■ **YOUR INSTRUCTIONS**:
Go through the listing and set it down exactly, leaving out its pictures.
>> Start MATERIAL SUPPLIED
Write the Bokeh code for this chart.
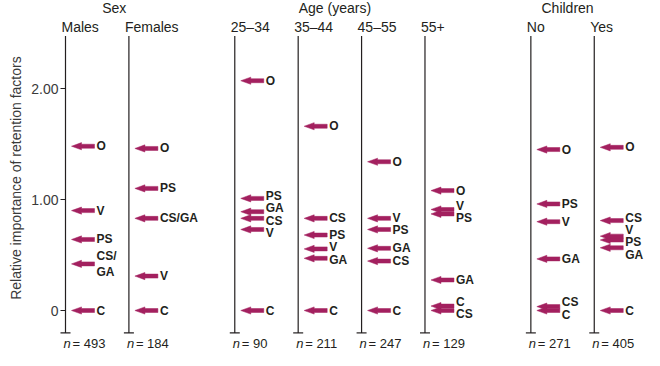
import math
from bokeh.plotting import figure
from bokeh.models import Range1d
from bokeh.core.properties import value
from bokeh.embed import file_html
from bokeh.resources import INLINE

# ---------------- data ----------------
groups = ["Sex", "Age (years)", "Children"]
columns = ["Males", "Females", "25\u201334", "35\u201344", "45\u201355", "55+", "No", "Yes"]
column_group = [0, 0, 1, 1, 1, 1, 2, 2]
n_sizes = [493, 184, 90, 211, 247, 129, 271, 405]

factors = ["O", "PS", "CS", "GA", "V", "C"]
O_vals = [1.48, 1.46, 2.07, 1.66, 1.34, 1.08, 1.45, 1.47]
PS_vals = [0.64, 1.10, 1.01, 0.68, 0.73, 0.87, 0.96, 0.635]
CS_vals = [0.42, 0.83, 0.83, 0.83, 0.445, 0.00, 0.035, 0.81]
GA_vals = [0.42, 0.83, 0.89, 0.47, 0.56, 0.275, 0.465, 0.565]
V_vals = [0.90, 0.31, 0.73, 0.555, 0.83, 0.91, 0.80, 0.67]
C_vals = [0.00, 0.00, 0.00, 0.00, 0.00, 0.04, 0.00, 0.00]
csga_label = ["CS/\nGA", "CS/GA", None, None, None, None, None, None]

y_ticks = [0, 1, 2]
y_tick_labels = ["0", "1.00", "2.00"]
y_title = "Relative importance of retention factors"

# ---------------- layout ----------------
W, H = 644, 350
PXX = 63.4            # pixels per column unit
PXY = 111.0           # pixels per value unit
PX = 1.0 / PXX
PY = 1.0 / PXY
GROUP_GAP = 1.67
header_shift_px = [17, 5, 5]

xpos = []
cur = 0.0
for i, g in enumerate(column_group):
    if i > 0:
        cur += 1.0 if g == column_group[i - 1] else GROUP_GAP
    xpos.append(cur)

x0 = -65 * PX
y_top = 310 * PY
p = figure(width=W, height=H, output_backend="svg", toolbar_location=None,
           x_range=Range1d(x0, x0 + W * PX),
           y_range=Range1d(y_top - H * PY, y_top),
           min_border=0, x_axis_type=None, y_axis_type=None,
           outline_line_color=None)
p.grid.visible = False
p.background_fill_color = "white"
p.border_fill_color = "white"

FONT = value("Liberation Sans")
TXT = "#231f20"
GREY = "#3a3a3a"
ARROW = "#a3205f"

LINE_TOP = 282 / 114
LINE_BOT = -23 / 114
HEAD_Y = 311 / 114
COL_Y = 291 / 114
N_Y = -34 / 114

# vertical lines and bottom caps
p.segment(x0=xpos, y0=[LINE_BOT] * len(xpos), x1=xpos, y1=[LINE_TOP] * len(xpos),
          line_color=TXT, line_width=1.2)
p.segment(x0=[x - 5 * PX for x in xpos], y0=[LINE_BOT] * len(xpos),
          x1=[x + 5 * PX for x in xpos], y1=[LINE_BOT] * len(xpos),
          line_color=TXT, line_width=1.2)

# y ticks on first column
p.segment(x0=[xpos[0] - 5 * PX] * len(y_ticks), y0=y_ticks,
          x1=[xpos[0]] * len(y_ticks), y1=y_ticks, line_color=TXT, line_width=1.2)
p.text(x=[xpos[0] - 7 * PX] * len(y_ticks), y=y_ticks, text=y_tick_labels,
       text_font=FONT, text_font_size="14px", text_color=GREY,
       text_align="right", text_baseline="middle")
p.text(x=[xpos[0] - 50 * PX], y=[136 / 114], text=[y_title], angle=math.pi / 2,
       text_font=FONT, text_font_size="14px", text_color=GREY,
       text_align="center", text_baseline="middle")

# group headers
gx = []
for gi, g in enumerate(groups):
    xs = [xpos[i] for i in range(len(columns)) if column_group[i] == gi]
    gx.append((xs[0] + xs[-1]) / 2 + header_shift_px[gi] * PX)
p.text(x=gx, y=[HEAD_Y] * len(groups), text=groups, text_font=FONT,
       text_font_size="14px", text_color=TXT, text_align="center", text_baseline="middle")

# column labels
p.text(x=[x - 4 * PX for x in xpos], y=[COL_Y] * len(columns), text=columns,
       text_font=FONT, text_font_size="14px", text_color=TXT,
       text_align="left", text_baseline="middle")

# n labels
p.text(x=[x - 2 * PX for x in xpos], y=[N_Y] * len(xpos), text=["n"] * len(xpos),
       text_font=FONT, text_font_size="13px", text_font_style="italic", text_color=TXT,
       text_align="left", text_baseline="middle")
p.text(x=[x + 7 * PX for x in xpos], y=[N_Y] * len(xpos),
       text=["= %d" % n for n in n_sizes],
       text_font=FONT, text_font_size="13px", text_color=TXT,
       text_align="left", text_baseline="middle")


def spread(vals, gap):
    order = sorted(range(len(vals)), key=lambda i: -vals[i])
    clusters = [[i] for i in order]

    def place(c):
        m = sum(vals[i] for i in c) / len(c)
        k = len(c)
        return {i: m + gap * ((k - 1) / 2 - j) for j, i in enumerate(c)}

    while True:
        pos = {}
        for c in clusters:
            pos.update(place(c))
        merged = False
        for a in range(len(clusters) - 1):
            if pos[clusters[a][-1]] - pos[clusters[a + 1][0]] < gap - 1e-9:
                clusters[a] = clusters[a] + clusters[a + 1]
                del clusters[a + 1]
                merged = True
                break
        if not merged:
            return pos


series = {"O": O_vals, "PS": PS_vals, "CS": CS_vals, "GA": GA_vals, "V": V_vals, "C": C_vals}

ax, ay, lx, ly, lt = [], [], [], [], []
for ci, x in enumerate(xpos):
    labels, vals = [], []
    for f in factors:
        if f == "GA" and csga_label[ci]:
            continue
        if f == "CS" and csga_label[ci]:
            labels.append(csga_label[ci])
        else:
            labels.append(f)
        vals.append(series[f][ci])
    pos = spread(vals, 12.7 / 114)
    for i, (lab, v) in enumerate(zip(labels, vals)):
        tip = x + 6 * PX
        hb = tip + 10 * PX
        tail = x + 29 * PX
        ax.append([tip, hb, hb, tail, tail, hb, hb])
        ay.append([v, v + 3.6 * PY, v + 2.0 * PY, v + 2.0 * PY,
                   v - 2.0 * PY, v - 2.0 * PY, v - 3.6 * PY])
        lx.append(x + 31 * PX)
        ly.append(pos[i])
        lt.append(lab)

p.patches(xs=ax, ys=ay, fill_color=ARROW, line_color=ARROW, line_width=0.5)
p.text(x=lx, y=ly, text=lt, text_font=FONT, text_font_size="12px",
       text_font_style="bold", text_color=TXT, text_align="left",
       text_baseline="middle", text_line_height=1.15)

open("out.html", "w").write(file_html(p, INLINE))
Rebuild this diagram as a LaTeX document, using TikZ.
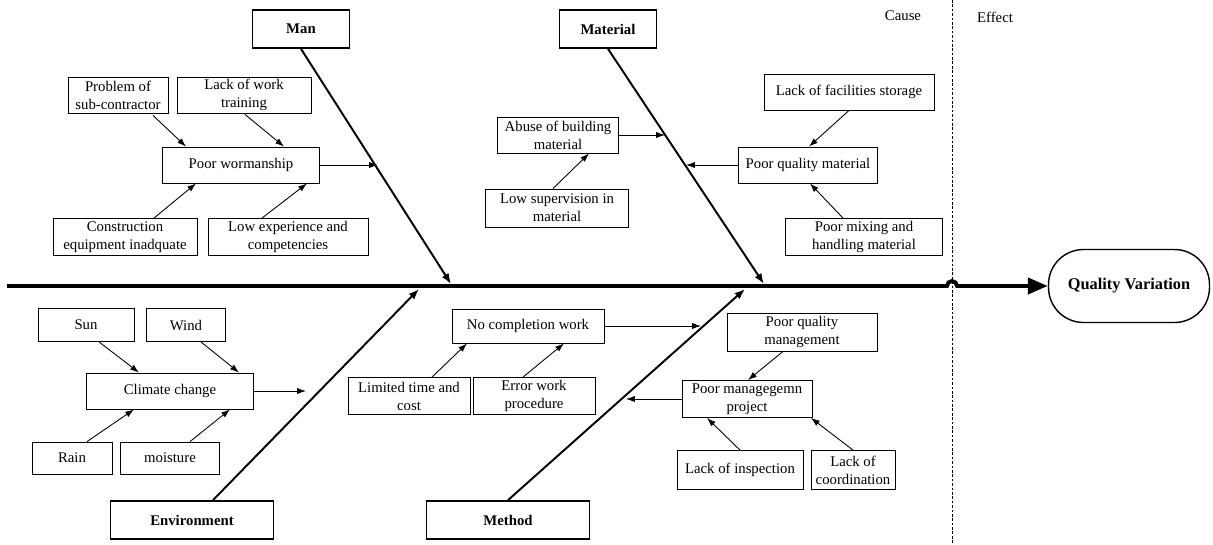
>> End MATERIAL SUPPLIED
■ **WRITTEN RESPONSE**:
Write the Bokeh code for this chart.
import math
from bokeh.plotting import figure
from bokeh.models import Range1d
from bokeh.core.properties import value
from bokeh.embed import file_html
from bokeh.resources import INLINE

# ---------------- data ----------------
groups = ["Sex", "Age (years)", "Children"]
columns = ["Males", "Females", "25\u201334", "35\u201344", "45\u201355", "55+", "No", "Yes"]
column_group = [0, 0, 1, 1, 1, 1, 2, 2]
n_sizes = [493, 184, 90, 211, 247, 129, 271, 405]

factors = ["O", "PS", "CS", "GA", "V", "C"]
O_vals = [1.48, 1.46, 2.07, 1.66, 1.34, 1.08, 1.45, 1.47]
PS_vals = [0.64, 1.10, 1.01, 0.68, 0.73, 0.87, 0.96, 0.635]
CS_vals = [0.42, 0.83, 0.83, 0.83, 0.445, 0.00, 0.035, 0.81]
GA_vals = [0.42, 0.83, 0.89, 0.47, 0.56, 0.275, 0.465, 0.565]
V_vals = [0.90, 0.31, 0.73, 0.555, 0.83, 0.91, 0.80, 0.67]
C_vals = [0.00, 0.00, 0.00, 0.00, 0.00, 0.04, 0.00, 0.00]
csga_label = ["CS/\nGA", "CS/GA", None, None, None, None, None, None]

y_ticks = [0, 1, 2]
y_tick_labels = ["0", "1.00", "2.00"]
y_title = "Relative importance of retention factors"

# ---------------- layout ----------------
W, H = 644, 350
PXX = 63.4            # pixels per column unit
PXY = 111.0           # pixels per value unit
PX = 1.0 / PXX
PY = 1.0 / PXY
GROUP_GAP = 1.67
header_shift_px = [17, 5, 5]

xpos = []
cur = 0.0
for i, g in enumerate(column_group):
    if i > 0:
        cur += 1.0 if g == column_group[i - 1] else GROUP_GAP
    xpos.append(cur)

x0 = -65 * PX
y_top = 310 * PY
p = figure(width=W, height=H, output_backend="svg", toolbar_location=None,
           x_range=Range1d(x0, x0 + W * PX),
           y_range=Range1d(y_top - H * PY, y_top),
           min_border=0, x_axis_type=None, y_axis_type=None,
           outline_line_color=None)
p.grid.visible = False
p.background_fill_color = "white"
p.border_fill_color = "white"

FONT = value("Liberation Sans")
TXT = "#231f20"
GREY = "#3a3a3a"
ARROW = "#a3205f"

LINE_TOP = 282 / 114
LINE_BOT = -23 / 114
HEAD_Y = 311 / 114
COL_Y = 291 / 114
N_Y = -34 / 114

# vertical lines and bottom caps
p.segment(x0=xpos, y0=[LINE_BOT] * len(xpos), x1=xpos, y1=[LINE_TOP] * len(xpos),
          line_color=TXT, line_width=1.2)
p.segment(x0=[x - 5 * PX for x in xpos], y0=[LINE_BOT] * len(xpos),
          x1=[x + 5 * PX for x in xpos], y1=[LINE_BOT] * len(xpos),
          line_color=TXT, line_width=1.2)

# y ticks on first column
p.segment(x0=[xpos[0] - 5 * PX] * len(y_ticks), y0=y_ticks,
          x1=[xpos[0]] * len(y_ticks), y1=y_ticks, line_color=TXT, line_width=1.2)
p.text(x=[xpos[0] - 7 * PX] * len(y_ticks), y=y_ticks, text=y_tick_labels,
       text_font=FONT, text_font_size="14px", text_color=GREY,
       text_align="right", text_baseline="middle")
p.text(x=[xpos[0] - 50 * PX], y=[136 / 114], text=[y_title], angle=math.pi / 2,
       text_font=FONT, text_font_size="14px", text_color=GREY,
       text_align="center", text_baseline="middle")

# group headers
gx = []
for gi, g in enumerate(groups):
    xs = [xpos[i] for i in range(len(columns)) if column_group[i] == gi]
    gx.append((xs[0] + xs[-1]) / 2 + header_shift_px[gi] * PX)
p.text(x=gx, y=[HEAD_Y] * len(groups), text=groups, text_font=FONT,
       text_font_size="14px", text_color=TXT, text_align="center", text_baseline="middle")

# column labels
p.text(x=[x - 4 * PX for x in xpos], y=[COL_Y] * len(columns), text=columns,
       text_font=FONT, text_font_size="14px", text_color=TXT,
       text_align="left", text_baseline="middle")

# n labels
p.text(x=[x - 2 * PX for x in xpos], y=[N_Y] * len(xpos), text=["n"] * len(xpos),
       text_font=FONT, text_font_size="13px", text_font_style="italic", text_color=TXT,
       text_align="left", text_baseline="middle")
p.text(x=[x + 7 * PX for x in xpos], y=[N_Y] * len(xpos),
       text=["= %d" % n for n in n_sizes],
       text_font=FONT, text_font_size="13px", text_color=TXT,
       text_align="left", text_baseline="middle")


def spread(vals, gap):
    order = sorted(range(len(vals)), key=lambda i: -vals[i])
    clusters = [[i] for i in order]

    def place(c):
        m = sum(vals[i] for i in c) / len(c)
        k = len(c)
        return {i: m + gap * ((k - 1) / 2 - j) for j, i in enumerate(c)}

    while True:
        pos = {}
        for c in clusters:
            pos.update(place(c))
        merged = False
        for a in range(len(clusters) - 1):
            if pos[clusters[a][-1]] - pos[clusters[a + 1][0]] < gap - 1e-9:
                clusters[a] = clusters[a] + clusters[a + 1]
                del clusters[a + 1]
                merged = True
                break
        if not merged:
            return pos


series = {"O": O_vals, "PS": PS_vals, "CS": CS_vals, "GA": GA_vals, "V": V_vals, "C": C_vals}

ax, ay, lx, ly, lt = [], [], [], [], []
for ci, x in enumerate(xpos):
    labels, vals = [], []
    for f in factors:
        if f == "GA" and csga_label[ci]:
            continue
        if f == "CS" and csga_label[ci]:
            labels.append(csga_label[ci])
        else:
            labels.append(f)
        vals.append(series[f][ci])
    pos = spread(vals, 12.7 / 114)
    for i, (lab, v) in enumerate(zip(labels, vals)):
        tip = x + 6 * PX
        hb = tip + 10 * PX
        tail = x + 29 * PX
        ax.append([tip, hb, hb, tail, tail, hb, hb])
        ay.append([v, v + 3.6 * PY, v + 2.0 * PY, v + 2.0 * PY,
                   v - 2.0 * PY, v - 2.0 * PY, v - 3.6 * PY])
        lx.append(x + 31 * PX)
        ly.append(pos[i])
        lt.append(lab)

p.patches(xs=ax, ys=ay, fill_color=ARROW, line_color=ARROW, line_width=0.5)
p.text(x=lx, y=ly, text=lt, text_font=FONT, text_font_size="12px",
       text_font_style="bold", text_color=TXT, text_align="left",
       text_baseline="middle", text_line_height=1.15)

open("out.html", "w").write(file_html(p, INLINE))
Rebuild this diagram as a LaTeX document, using TikZ.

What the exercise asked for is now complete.